[Task description] Repeat exactly the lines running from the first line of the data to the line containing "i) => values[i]", both ends included, and nothing else; drop the pictures.

Data listing
[Begin]

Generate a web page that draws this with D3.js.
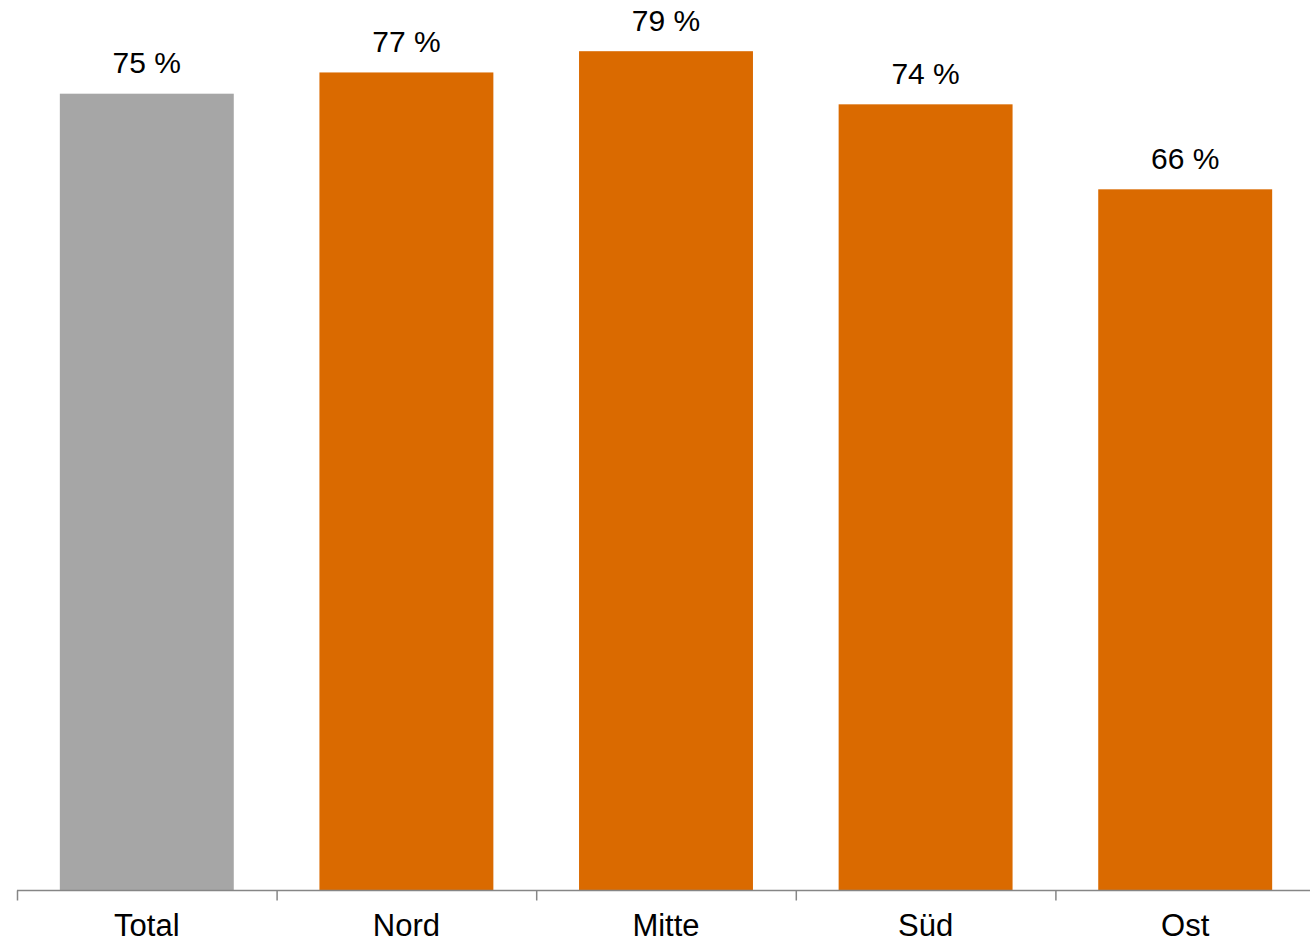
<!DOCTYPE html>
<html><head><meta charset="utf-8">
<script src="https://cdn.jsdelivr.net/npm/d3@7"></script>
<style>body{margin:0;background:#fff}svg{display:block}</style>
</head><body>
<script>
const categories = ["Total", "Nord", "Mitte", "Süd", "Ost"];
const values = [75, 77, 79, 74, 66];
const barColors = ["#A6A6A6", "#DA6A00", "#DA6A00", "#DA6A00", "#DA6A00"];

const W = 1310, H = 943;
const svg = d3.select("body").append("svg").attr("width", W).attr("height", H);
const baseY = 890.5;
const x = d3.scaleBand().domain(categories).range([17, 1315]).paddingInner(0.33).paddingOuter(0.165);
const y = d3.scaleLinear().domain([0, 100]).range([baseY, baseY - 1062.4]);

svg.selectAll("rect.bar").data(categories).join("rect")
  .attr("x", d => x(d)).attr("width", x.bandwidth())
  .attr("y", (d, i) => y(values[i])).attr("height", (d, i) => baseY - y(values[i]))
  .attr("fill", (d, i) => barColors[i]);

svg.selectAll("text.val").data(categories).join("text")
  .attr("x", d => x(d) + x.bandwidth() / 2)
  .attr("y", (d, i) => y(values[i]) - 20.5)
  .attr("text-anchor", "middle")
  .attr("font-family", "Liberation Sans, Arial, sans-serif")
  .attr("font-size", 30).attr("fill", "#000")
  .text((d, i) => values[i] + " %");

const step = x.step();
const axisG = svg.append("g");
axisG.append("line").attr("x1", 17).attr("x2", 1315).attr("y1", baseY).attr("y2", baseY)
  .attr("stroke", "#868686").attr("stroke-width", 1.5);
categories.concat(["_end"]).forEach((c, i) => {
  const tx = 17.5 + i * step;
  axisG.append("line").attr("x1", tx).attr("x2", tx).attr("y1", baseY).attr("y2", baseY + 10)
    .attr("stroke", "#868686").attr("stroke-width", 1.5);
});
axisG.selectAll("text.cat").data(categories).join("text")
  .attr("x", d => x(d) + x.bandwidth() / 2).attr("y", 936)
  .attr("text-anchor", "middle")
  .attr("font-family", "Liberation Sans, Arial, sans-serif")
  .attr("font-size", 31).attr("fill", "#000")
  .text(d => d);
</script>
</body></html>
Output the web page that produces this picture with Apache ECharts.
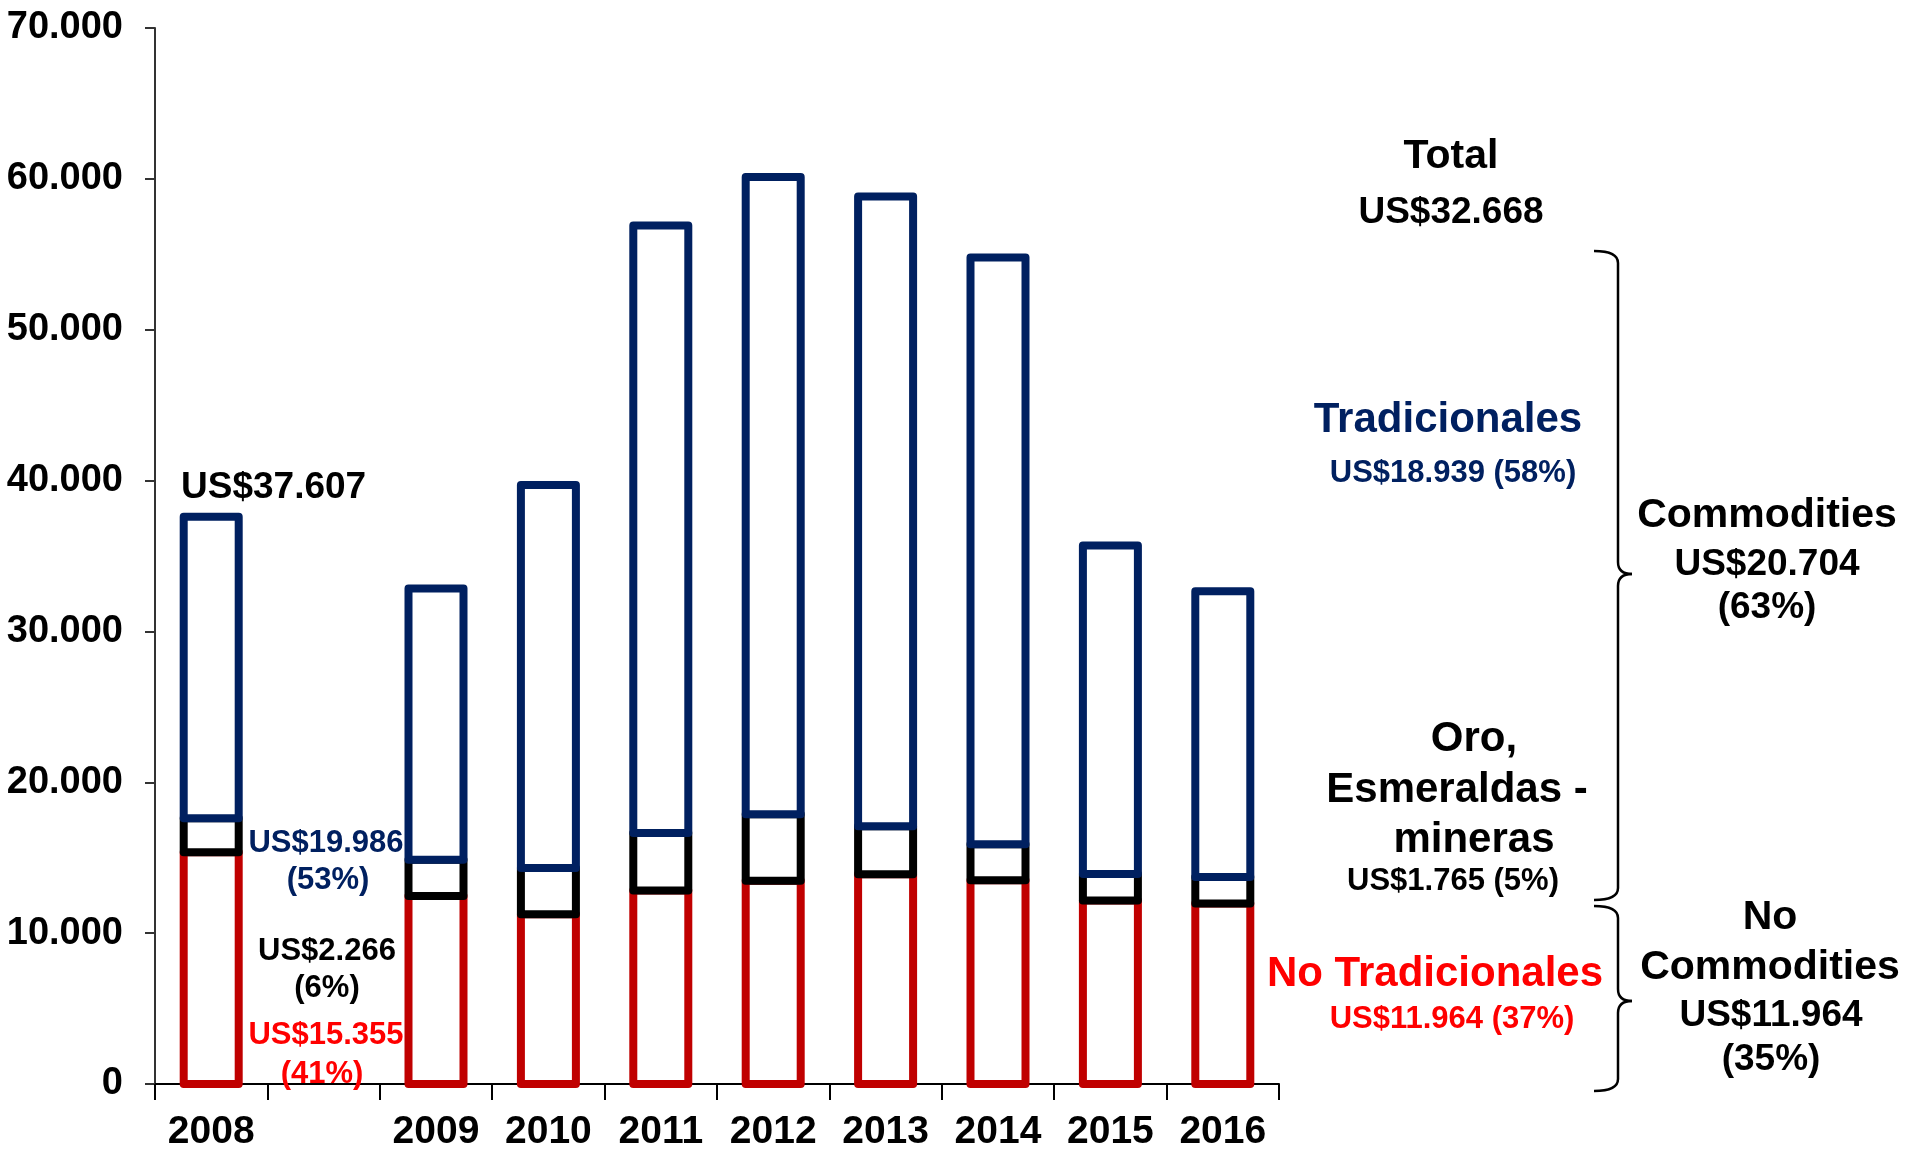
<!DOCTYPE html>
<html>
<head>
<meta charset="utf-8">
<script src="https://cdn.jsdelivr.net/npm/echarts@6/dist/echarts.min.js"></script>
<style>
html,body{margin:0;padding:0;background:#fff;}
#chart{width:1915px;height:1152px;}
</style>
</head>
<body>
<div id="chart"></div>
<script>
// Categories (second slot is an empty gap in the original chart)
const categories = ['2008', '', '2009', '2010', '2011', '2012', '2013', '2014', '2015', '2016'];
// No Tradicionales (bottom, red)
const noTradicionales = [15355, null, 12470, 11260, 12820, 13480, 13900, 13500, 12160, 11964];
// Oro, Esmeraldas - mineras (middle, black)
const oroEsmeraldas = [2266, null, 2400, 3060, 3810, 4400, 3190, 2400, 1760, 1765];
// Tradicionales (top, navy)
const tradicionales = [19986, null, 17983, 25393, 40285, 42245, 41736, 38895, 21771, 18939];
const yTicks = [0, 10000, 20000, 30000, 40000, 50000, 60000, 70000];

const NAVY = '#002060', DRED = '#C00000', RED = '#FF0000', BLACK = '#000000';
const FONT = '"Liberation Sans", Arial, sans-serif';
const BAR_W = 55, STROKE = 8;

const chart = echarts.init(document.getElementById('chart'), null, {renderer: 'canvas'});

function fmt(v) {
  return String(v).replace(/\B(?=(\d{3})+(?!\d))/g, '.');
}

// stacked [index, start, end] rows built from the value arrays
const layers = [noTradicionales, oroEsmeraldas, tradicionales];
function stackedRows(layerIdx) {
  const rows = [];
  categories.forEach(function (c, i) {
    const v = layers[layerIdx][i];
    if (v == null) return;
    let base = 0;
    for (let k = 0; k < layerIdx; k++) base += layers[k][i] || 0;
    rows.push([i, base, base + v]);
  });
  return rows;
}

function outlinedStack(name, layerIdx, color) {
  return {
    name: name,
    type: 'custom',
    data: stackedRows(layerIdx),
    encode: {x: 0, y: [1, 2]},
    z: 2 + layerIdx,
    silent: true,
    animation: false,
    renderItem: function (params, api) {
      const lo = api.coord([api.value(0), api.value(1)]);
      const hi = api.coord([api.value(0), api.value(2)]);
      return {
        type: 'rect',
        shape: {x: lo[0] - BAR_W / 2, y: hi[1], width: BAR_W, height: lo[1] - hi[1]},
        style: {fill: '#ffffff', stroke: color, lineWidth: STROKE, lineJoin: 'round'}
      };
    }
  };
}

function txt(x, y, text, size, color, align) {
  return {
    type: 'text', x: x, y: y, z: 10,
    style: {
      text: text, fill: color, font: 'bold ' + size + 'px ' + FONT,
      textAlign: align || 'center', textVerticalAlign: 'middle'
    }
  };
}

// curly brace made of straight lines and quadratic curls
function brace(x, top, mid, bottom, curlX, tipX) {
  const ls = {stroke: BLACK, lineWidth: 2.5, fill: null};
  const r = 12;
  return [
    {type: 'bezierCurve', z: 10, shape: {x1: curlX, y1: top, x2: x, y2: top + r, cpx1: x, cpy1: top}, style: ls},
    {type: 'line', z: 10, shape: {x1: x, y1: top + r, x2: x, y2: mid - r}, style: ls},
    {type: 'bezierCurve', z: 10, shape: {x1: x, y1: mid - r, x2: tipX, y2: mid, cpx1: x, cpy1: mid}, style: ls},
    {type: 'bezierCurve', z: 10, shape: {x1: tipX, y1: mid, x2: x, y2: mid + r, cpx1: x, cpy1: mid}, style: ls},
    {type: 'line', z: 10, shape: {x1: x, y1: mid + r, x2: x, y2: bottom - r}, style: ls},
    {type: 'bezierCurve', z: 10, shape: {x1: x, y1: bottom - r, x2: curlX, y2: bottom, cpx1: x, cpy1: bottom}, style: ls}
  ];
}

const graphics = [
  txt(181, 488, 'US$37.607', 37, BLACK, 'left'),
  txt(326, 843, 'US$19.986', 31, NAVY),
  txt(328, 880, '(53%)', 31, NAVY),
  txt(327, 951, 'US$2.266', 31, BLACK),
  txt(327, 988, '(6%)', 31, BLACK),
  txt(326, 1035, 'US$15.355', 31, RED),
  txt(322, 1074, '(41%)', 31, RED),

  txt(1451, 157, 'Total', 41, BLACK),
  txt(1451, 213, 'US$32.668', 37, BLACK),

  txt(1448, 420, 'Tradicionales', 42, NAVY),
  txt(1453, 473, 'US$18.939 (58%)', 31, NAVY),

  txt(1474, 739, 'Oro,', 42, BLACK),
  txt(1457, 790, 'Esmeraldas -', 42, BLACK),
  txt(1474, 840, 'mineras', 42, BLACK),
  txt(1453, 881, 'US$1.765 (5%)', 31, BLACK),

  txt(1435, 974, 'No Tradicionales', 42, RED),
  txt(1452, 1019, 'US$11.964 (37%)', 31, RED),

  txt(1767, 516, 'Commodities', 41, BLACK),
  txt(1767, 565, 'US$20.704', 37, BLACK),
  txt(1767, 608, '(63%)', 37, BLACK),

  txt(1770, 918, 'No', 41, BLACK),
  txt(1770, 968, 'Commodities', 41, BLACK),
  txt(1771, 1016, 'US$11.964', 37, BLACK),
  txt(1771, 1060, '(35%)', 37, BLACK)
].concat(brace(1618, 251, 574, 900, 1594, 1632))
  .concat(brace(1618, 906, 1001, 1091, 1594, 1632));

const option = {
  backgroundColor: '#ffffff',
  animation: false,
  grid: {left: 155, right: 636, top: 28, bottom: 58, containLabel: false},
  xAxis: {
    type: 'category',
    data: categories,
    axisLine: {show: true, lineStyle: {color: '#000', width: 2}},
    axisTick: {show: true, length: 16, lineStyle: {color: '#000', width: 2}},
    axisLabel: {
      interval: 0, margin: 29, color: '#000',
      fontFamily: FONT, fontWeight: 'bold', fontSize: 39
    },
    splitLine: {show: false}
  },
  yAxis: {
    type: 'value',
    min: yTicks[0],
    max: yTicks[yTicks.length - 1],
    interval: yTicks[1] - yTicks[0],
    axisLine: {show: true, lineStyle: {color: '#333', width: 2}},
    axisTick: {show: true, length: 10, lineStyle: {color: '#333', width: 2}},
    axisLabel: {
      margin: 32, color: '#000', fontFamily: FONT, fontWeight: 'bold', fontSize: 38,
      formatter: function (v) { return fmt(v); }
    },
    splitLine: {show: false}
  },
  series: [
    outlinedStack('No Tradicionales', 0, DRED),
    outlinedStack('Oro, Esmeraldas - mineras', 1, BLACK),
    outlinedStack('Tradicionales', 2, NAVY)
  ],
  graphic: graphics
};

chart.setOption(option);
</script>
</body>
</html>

[End]

[Task solution]
Generate a web page that draws this with D3.js.
<!DOCTYPE html>
<html><head><meta charset="utf-8">
<script src="https://cdn.jsdelivr.net/npm/d3@7"></script>
<style>body{margin:0;background:#fff}svg{display:block}</style>
</head><body>
<script>
const categories = ["Total", "Nord", "Mitte", "Süd", "Ost"];
const values = [75, 77, 79, 74, 66];
const barColors = ["#A6A6A6", "#DA6A00", "#DA6A00", "#DA6A00", "#DA6A00"];

const W = 1310, H = 943;
const svg = d3.select("body").append("svg").attr("width", W).attr("height", H);
const baseY = 890.5;
const x = d3.scaleBand().domain(categories).range([17, 1315]).paddingInner(0.33).paddingOuter(0.165);
const y = d3.scaleLinear().domain([0, 100]).range([baseY, baseY - 1062.4]);

svg.selectAll("rect.bar").data(categories).join("rect")
  .attr("x", d => x(d)).attr("width", x.bandwidth())
  .attr("y", (d, i) => y(values[i])).attr("height", (d, i) => baseY - y(values[i]))
  .attr("fill", (d, i) => barColors[i]);

svg.selectAll("text.val").data(categories).join("text")
  .attr("x", d => x(d) + x.bandwidth() / 2)
  .attr("y", (d, i) => y(values[i]) - 20.5)
  .attr("text-anchor", "middle")
  .attr("font-family", "Liberation Sans, Arial, sans-serif")
  .attr("font-size", 30).attr("fill", "#000")
  .text((d, i) => values[i] + " %");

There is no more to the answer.